How does that work? How can clickehouse-local run queries against a 129 GB file hosted on S3 without downloading the whole thing?

Is it using HTTP range header tricks, like DuckDB does for querying Parquet files? https://duckdb.org/docs/extensions/httpfs.html

If so, what's the data.native.zst file format? Is it similar to Parquet?

zX41ZdbW · on Dec 31, 2022

Yes, the native format is very similar to Parquet.

It works for Parquet as well:

  SELECT * FROM url('https://clickhouse-public-datasets.s3.amazonaws.com/hits.parquet') LIMIT 1

And for CSV or TSV:

  SELECT * FROM url('https://clickhouse-public-datasets.s3.amazonaws.com/github_events/tsv/github_events_v3.tsv.xz') LIMIT 1

And for ndJSON:

  SELECT repo_name, created_at, event_type FROM s3('https://clickhouse-public-datasets.s3.amazonaws.com/github_events/partitioned_json/github_events_*.gz', JSONLines, 'repo_name String, actor_login String, created_at String, event_type String') WHERE actor_login = 'simonw' LIMIT 10

Note: the query above is kind of slow. Here is the query from preloaded data - your activity in GitHub issues:

https://play.clickhouse.com/play?user=play#U0VMRUNUIGNyZWF0Z...

simonw · on Dec 31, 2022

Another question about that demo.

https://clickhouse.com/docs/en/getting-started/example-datas... says "Dataset contains all events on GitHub from 2011 to Dec 6 2020" - but I'm seeing results in there from a couple of hours ago.

Do you know if that's continually updated and, if so, is that documented anywhere?

zX41ZdbW · on Jan 1, 2023

Yes, it's continuously updated.

The source code is here: https://github.com/ClickHouse/github-explorer

This shell scripts updates it: https://github.com/ClickHouse/github-explorer/blob/main/upda...

simonw · on Jan 1, 2023

Thanks for the info! I wrote this up as a TIL: https://til.simonwillison.net/clickhouse/github-explorer

cldellow · on Dec 31, 2022

> How does that work?

Disclaimer: I'm not a Clickhouse user, but I have a bit of experience with Parquet.

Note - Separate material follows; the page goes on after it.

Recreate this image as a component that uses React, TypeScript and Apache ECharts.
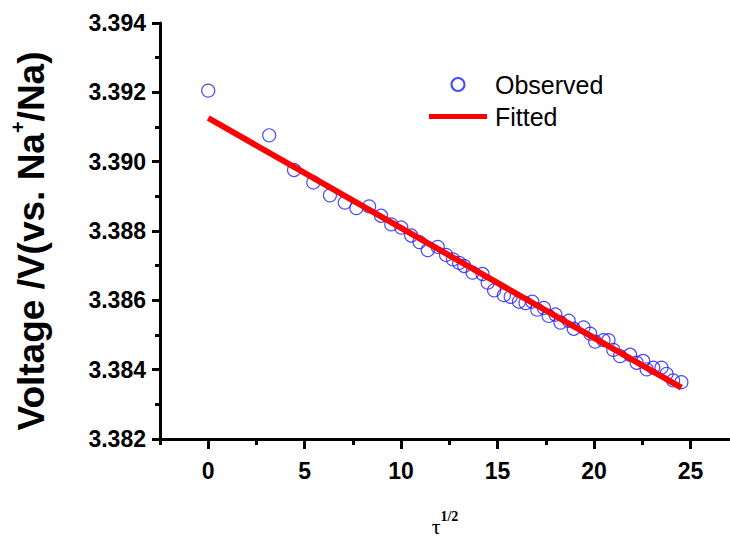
import React, { useEffect, useRef } from "react";
import * as echarts from "echarts";

const obsX = [0, 3.16, 4.45, 5.45, 6.31, 7.08, 7.68, 8.34, 8.96, 9.49, 10.01, 10.52, 10.95, 11.38, 11.9, 12.33, 12.69, 13.01, 13.27, 13.7, 14.22, 14.49, 14.82, 15.33, 15.68, 16.11, 16.45, 16.8, 17.06, 17.4, 17.65, 18.0, 18.26, 18.69, 18.95, 19.46, 19.8, 20.06, 20.49, 20.75, 21.0, 21.35, 21.87, 22.21, 22.55, 22.73, 23.07, 23.5, 23.76, 24.1, 24.53];
const obsV = [3.39205, 3.39076, 3.38976, 3.3894, 3.38903, 3.38882, 3.38866, 3.38871, 3.38844, 3.38819, 3.3881, 3.38787, 3.38768, 3.38745, 3.38754, 3.38731, 3.38718, 3.38708, 3.38699, 3.3868, 3.38676, 3.38651, 3.38629, 3.38615, 3.3861, 3.38596, 3.38592, 3.38596, 3.38573, 3.38578, 3.38555, 3.38559, 3.38536, 3.38541, 3.38518, 3.38522, 3.38504, 3.38481, 3.38485, 3.38485, 3.38457, 3.38439, 3.38443, 3.3842, 3.38425, 3.38401, 3.38406, 3.38406, 3.38388, 3.38369, 3.38364];

const fitX = [0, 24.53];
const fitV = [3.39126, 3.38348];

const xMajorTicks = [0, 5, 10, 15, 20, 25];
const xMinorTicks = [-2.5, 2.5, 7.5, 12.5, 17.5, 22.5];

export default function App() {
  const ref = useRef<HTMLDivElement>(null);
  useEffect(() => {
    if (!ref.current) return;
    const chart = echarts.init(ref.current, null, { renderer: "svg" });
    const font = "Liberation Sans, Arial, sans-serif";
    const axisLine = { show: true, onZero: false, lineStyle: { color: "#000", width: 3 } };
    chart.setOption({
      animation: false,
      backgroundColor: "#fff",
      grid: { left: 157, top: 23, width: 573, height: 431, containLabel: false },
      legend: {
        orient: "vertical",
        left: 429,
        top: 72,
        padding: 0,
        itemWidth: 58,
        itemHeight: 13,
        itemGap: 7,
        textStyle: { fontSize: 25, fontFamily: font, color: "#000", padding: [0, 0, 0, 3] },
        data: [
          { name: "Observed", icon: "circle" },
          { name: "Fitted", icon: "path://M0,0H58V5H0Z" },
        ],
      },
      xAxis: [
        {
          type: "value",
          min: -2.5,
          max: 27.05,
          axisLine: axisLine,
          splitLine: { show: false },
          axisTick: {
            show: true,
            inside: false,
            length: 10,
            lineStyle: { width: 3, color: "#000" },
            customValues: xMajorTicks,
          },
          axisLabel: {
            customValues: xMajorTicks,
            margin: 20,
            fontSize: 23,
            fontWeight: "bold",
            fontFamily: font,
            color: "#000",
          },
          name: "{t|τ}{s|1/2}",
          nameLocation: "middle",
          nameGap: 70,
          nameTextStyle: {
            rich: {
              t: { fontFamily: "Liberation Serif, serif", fontSize: 22, color: "#000", verticalAlign: "bottom", lineHeight: 28 },
              s: { fontFamily: "Liberation Serif, serif", fontSize: 14, fontWeight: "bold", color: "#000", verticalAlign: "top", lineHeight: 28 },
            },
          },
        },
        {
          type: "value",
          min: -2.5,
          max: 27.05,
          position: "bottom",
          axisLine: { show: false, onZero: false },
          splitLine: { show: false },
          axisLabel: { show: false },
          axisTick: {
            show: true,
            inside: false,
            length: 6,
            lineStyle: { width: 3, color: "#000" },
            customValues: xMinorTicks,
          },
        },
      ],
      yAxis: {
        type: "value",
        min: 3.382,
        max: 3.394,
        interval: 0.002,
        axisLine: axisLine,
        splitLine: { show: false },
        axisTick: { show: true, inside: false, length: 8, lineStyle: { width: 3, color: "#000" } },
        minorTick: { show: true, splitNumber: 2, length: 5, lineStyle: { width: 3, color: "#000" } },
        axisLabel: {
          margin: 14,
          fontSize: 23,
          fontWeight: "bold",
          fontFamily: font,
          color: "#000",
          formatter: (v: number) => v.toFixed(3),
        },
        name: "{a|Voltage /V(vs. Na}{s|+}{a|/Na)}",
        nameLocation: "middle",
        nameRotate: 90,
        nameGap: 110,
        nameTextStyle: {
          padding: [0, 20, 0, 0],
          rich: {
            a: { fontSize: 37, fontWeight: "bold", fontFamily: font, color: "#000", verticalAlign: "bottom", lineHeight: 42 },
            s: { fontSize: 20, fontWeight: "bold", fontFamily: font, color: "#000", verticalAlign: "top", lineHeight: 42 },
          },
        },
      },
      series: [
        {
          name: "Observed",
          type: "scatter",
          xAxisIndex: 0,
          symbol: "circle",
          symbolSize: 13,
          itemStyle: { color: "rgba(255,255,255,0)", borderColor: "#1a1aff", borderWidth: 1.2 },
          data: obsX.map((x, i) => [x, obsV[i]]),
          z: 2,
        },
        {
          name: "Fitted",
          type: "line",
          xAxisIndex: 0,
          showSymbol: false,
          symbol: "none",
          lineStyle: { color: "#ff0000", width: 6 },
          itemStyle: { color: "#ff0000" },
          data: fitX.map((x, i) => [x, fitV[i]]),
          z: 3,
        },
      ],
    });
    return () => chart.dispose();
  }, []);
  return <div ref={ref} style={{ position: "fixed", left: 0, top: 0, width: 730, height: 542 }} />;
}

It looks like the native format is (very briefly) described here: https://clickhouse.com/docs/en/interfaces/formats/#native

It looks similar at a high level to Parquet: binary, columnar and has metadata that permits requesting a subset of the data.

Looking at:

> Processed 4.60 thousand rows, 273.86 MB

I'd guess it's chunking the rows into groups of ~4,000.

The OP must have a nice connection if that completed in 0.5 seconds! (Or perhaps the 273.86MB is the uncompressed size after zstd compression, or perhaps there were other parts of the session that caused that chunk to get cached, and it was elided from what was pasted in to HN.)

EDIT: I was curious, so I ran the tool and watched bandwidth on iftop. It uses about ~50MB each time I run the query. From this, I conclude: it does not cache things, the 273.86MB is the uncompressed size, and OP has a much better internet connection than me. :)